UEFA.com: England qualified with a 100% record and the best goal difference of any nation. What does that say about your side?
Roy Hodgson: It says a lot for the professionalism and the seriousness with which the team takes the task ahead of it that it was able to go out and win games. It's nice to have that record. With the level of competition that we face, and with the so-called smaller teams always getting stronger, there are not going to be many teams in the future that have 100% records.
UEFA.com: What kind of football do you want to see England play?
Hodgson: I want to see winning football, basically. Whenever you get questions on footballing philosophy, the only answers that are possible are trite ones. We're a good team to watch. Personally, I'm quite proud of the football that we play.
I'm hoping the team will go to the EUROs full of confidence and prepared to express themselves, because that, as a coach, is the thing that always bothers you the most: that occasions are going to in some way inhibit your team's performance. I'd like to see the players really believe in themselves and believing that they are as good as we, the coaching and management staff, think they are.
UEFA.com: Can you give us your thoughts on your group stage opponents in France?
Hodgson: We were given Russia, we were given Wales and we were given Slovakia. We think they're all very good opponents. Being seeded No1 in your group means nothing. You've got to win the games. It is like the Premier League – it doesn't matter whether you're No1 in the league and playing the No2, or you're No1 playing the No20, you've still got one heck of a game on your hands if you're going to get a result. And that will be our attitude.

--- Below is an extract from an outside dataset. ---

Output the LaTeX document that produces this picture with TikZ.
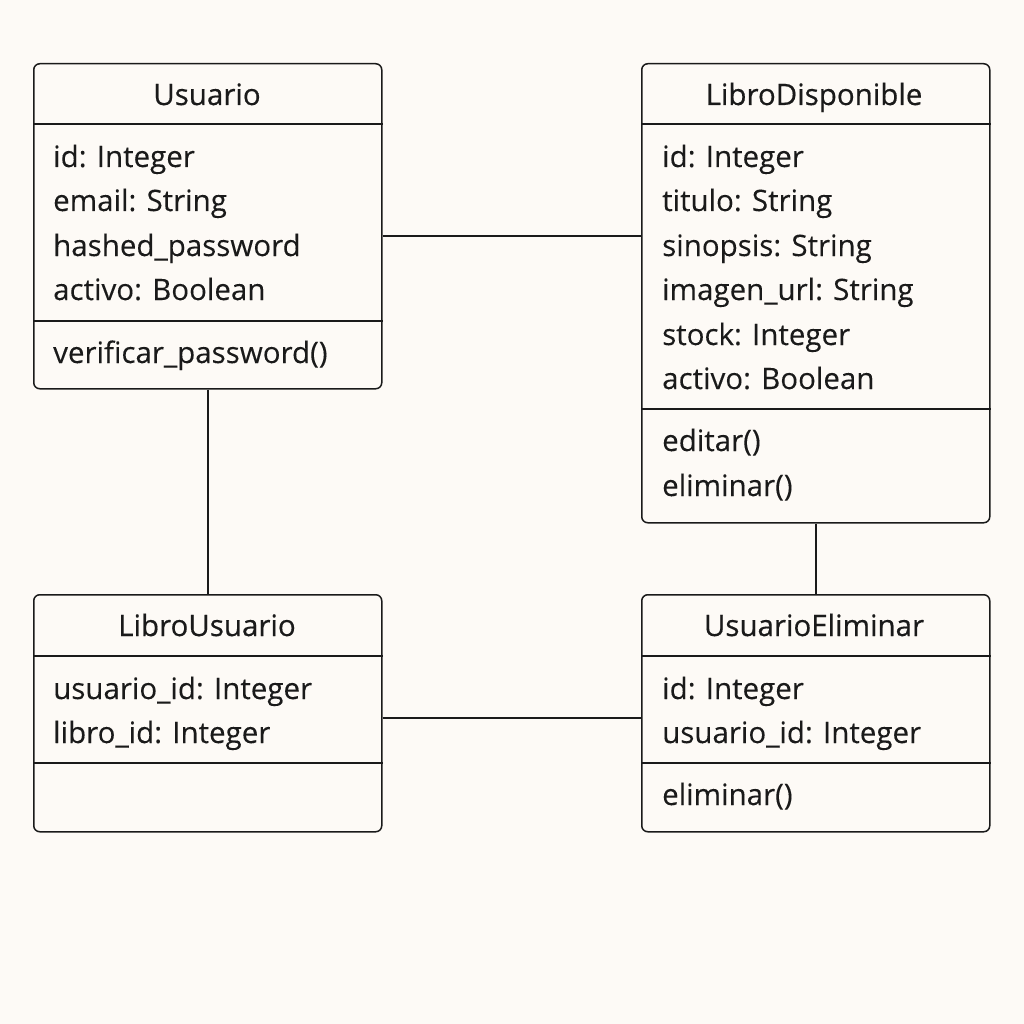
\documentclass[tikz,border=0pt]{standalone}
\usepackage{fontspec}
\setmainfont{Open Sans}
\newfontfamily\titlefont[FakeBold=0.5]{Open Sans}
\newfontfamily\bodyfont[FakeBold=0.15]{Open Sans}
\usetikzlibrary{calc}
\definecolor{bgc}{HTML}{FDFAF6}
\definecolor{ink}{HTML}{1A1A1A}
\tikzset{
  cls/.style={draw=ink, line width=1.5pt, rounded corners=6pt, anchor=north west, inner sep=0pt},
  sep/.style={draw=ink, line width=1.5pt},
  conn/.style={draw=ink, line width=1.5pt},
  ttl/.style={anchor=base, inner sep=0pt, text=ink, font=\titlefont\fontsize{29.5}{31}\selectfont},
  txt/.style={anchor=base west, inner sep=0pt, text=ink, font=\bodyfont\fontsize{29.5}{31}\selectfont},
}
\begin{document}
\begin{tikzpicture}[x=1pt,y=-1pt]
\fill[bgc] (0,0) rectangle (1024,1024);
\useasboundingbox (0,0) rectangle (1024,1024);
% boxes
\node[cls, minimum width=348pt, minimum height=325pt] (usuario) at (33,63) {};
\node[cls, minimum width=348pt, minimum height=459pt] (libro) at (641,63) {};
\node[cls, minimum width=348pt, minimum height=237pt] (lu) at (33,594) {};
\node[cls, minimum width=348pt, minimum height=237pt] (ue) at (641,594) {};
% separators
\draw[sep] ($(usuario.north west)+(0,61)$) -- ($(usuario.north east)+(0,61)$);
\draw[sep] ($(usuario.north west)+(0,258)$) -- ($(usuario.north east)+(0,258)$);
\draw[sep] ($(libro.north west)+(0,61)$) -- ($(libro.north east)+(0,61)$);
\draw[sep] ($(libro.north west)+(0,346)$) -- ($(libro.north east)+(0,346)$);
\draw[sep] ($(lu.north west)+(0,62)$) -- ($(lu.north east)+(0,62)$);
\draw[sep] ($(lu.north west)+(0,169)$) -- ($(lu.north east)+(0,169)$);
\draw[sep] ($(ue.north west)+(0,62)$) -- ($(ue.north east)+(0,62)$);
\draw[sep] ($(ue.north west)+(0,169)$) -- ($(ue.north east)+(0,169)$);
% titles
\node[ttl] (t1) at (207,105) {Usuario};
\node[ttl] (t2) at (814,105) {LibroDisponible};
\node[ttl] (t3) at (207,636) {LibroUsuario};
\node[ttl] (t4) at (814,636) {UsuarioEliminar};
% Usuario
\node[txt] (u1) at (53,167) {id: Integer};
\node[txt] (u2) at (53,211) {email: String};
\node[txt] (u3) at (53,256) {hashed\_password};
\node[txt] (u4) at (53,300) {activo: Boolean};
\node[txt] (u5) at (53,363) {verificar\_password()};
% LibroDisponible
\node[txt] (l1) at (662,167) {id: Integer};
\node[txt] (l2) at (662,211) {titulo: String};
\node[txt] (l3) at (662,256) {sinopsis: String};
\node[txt] (l4) at (662,300) {imagen\_url: String};
\node[txt] (l5) at (662,345) {stock: Integer};
\node[txt] (l6) at (662,389) {activo: Boolean};
\node[txt] (l7) at (662,451) {editar()};
\node[txt] (l8) at (662,496) {eliminar()};
% LibroUsuario
\node[txt] (a1) at (53,699) {usuario\_id: Integer};
\node[txt] (a2) at (53,743) {libro\_id: Integer};
% UsuarioEliminar
\node[txt] (e1) at (662,699) {id: Integer};
\node[txt] (e2) at (662,743) {usuario\_id: Integer};
\node[txt] (e3) at (662,805) {eliminar()};
% connectors
\draw[conn] (usuario.east |- 0,236) -- (libro.west |- 0,236);
\draw[conn] (usuario.south) -- (lu.north);
\draw[conn] (libro.south) -- (ue.north);
\draw[conn] (lu.east |- 0,718) -- (ue.west |- 0,718);
\end{tikzpicture}
\end{document}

UEFA.com: England teams have been accused of underestimating opponents in the past – is that something you have to be wary of?

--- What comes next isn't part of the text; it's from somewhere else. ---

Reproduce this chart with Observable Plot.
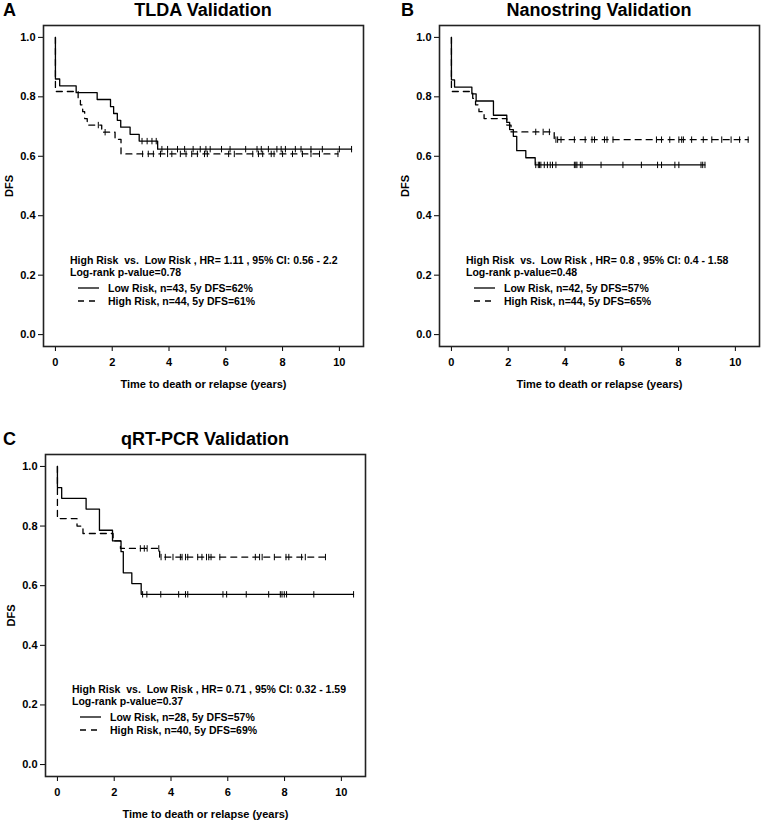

Hodgson: Right from the very first moment, I've never had any reason to complain or even to question the attitude and the application of the players. That's something which is done on the outside, because people work from the result backwards. I know the games that haven't gone well for us, it's not been as a result of application, attitude or desire, because I've never had any cause to think that.
UEFA.com: England's opening match is against Russia. How important is it to start on the right footing?

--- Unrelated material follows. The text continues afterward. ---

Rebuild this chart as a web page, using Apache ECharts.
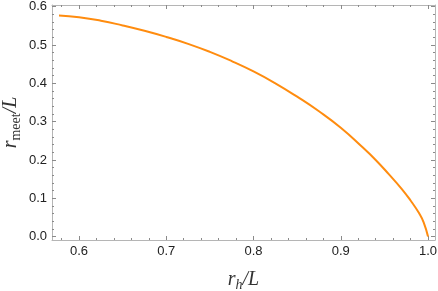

Hodgson: I don't have anything to say which isn't clichéd and which every coach I've ever seen interviewed has said before me. 'We need to get off to a good start', 'it's good to win your first game'. The problem is, what happens if you don't? You've got to adopt a much more sanguine approach to it and you've got to work on the basis that we've got to be as well prepared as we can possibly be. The players have got to be as focused and as inspired as they can possibly be to play that game – which they will be, I have no doubt whatsoever.
UEFA.com: How do you and the players deal with the expectations weighted upon you?
Hodgson: In the best way possible. I don't think it's just the England team – all teams have that. Once you get to a national team you're carrying the weight, hopes and expectations of a whole nation on your shoulders.
The important thing for us to know, as a football team, is what we expect of ourselves. And we, the coaching staff, think we're entitled to set the bar quite high.